(Source records)
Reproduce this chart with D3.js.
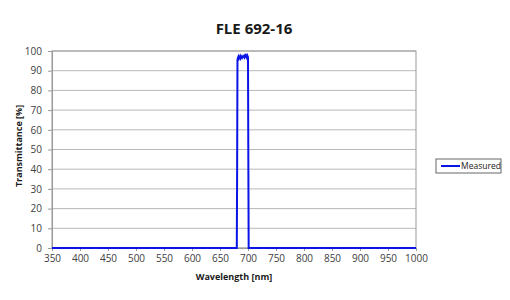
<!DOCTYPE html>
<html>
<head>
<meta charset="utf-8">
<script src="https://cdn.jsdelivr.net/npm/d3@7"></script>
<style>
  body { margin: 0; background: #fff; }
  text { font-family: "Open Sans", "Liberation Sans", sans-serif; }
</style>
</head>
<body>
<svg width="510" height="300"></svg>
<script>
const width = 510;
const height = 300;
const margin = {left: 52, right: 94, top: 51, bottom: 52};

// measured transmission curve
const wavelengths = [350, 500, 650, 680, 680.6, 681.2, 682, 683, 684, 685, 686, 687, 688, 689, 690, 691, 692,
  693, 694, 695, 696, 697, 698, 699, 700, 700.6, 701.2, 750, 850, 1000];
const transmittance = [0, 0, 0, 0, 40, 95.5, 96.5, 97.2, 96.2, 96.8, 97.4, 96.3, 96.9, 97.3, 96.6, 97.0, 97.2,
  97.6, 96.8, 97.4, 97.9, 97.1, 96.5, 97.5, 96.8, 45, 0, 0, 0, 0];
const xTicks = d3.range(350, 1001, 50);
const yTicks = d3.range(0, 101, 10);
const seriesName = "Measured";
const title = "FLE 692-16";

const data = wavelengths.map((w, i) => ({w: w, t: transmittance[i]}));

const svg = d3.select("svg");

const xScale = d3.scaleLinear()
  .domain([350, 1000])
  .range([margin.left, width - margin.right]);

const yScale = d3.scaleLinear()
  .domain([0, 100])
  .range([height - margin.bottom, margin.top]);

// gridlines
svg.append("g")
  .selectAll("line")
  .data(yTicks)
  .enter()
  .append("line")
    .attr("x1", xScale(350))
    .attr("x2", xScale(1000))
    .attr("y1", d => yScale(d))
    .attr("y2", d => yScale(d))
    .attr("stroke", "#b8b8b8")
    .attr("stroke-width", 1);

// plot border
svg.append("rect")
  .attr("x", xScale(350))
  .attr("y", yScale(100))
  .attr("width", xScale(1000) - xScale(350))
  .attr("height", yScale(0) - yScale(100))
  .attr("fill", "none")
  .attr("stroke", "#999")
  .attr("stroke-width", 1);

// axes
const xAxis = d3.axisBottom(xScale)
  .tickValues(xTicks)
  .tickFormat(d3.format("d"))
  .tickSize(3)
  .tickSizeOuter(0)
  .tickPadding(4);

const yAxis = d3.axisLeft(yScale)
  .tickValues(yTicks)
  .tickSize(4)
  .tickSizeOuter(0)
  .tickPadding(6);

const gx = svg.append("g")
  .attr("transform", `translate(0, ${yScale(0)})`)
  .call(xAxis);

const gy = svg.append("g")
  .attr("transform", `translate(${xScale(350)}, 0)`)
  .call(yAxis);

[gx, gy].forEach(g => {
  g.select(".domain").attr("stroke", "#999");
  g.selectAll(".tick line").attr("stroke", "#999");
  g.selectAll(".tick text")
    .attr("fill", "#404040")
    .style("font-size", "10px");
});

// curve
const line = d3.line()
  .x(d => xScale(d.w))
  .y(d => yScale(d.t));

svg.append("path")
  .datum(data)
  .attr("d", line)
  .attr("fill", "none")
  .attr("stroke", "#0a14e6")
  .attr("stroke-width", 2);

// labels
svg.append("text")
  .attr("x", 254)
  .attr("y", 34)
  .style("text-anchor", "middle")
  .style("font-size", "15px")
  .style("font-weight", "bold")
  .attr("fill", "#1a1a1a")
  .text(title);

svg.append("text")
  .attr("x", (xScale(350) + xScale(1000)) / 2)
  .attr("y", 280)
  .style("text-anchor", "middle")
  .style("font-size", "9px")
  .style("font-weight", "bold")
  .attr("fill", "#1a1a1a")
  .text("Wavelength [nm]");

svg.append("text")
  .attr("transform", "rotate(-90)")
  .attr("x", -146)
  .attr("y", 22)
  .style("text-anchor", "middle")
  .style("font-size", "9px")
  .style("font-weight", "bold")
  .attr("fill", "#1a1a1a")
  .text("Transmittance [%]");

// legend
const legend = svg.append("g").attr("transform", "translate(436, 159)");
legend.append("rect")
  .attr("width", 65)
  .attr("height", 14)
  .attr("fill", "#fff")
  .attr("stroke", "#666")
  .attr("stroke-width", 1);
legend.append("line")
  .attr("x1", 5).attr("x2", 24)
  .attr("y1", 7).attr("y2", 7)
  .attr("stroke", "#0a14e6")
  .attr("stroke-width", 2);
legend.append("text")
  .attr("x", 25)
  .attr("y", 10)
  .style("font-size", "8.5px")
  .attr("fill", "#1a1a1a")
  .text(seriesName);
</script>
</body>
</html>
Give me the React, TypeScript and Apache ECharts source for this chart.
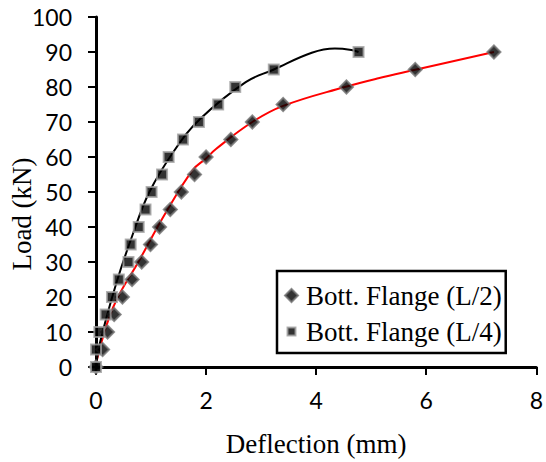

#### Task goal
Every line containing the string "this" must be listed.

#### Task answer
Reproduce this chart with D3.js.
Give me the React, TypeScript and Apache ECharts source for this chart.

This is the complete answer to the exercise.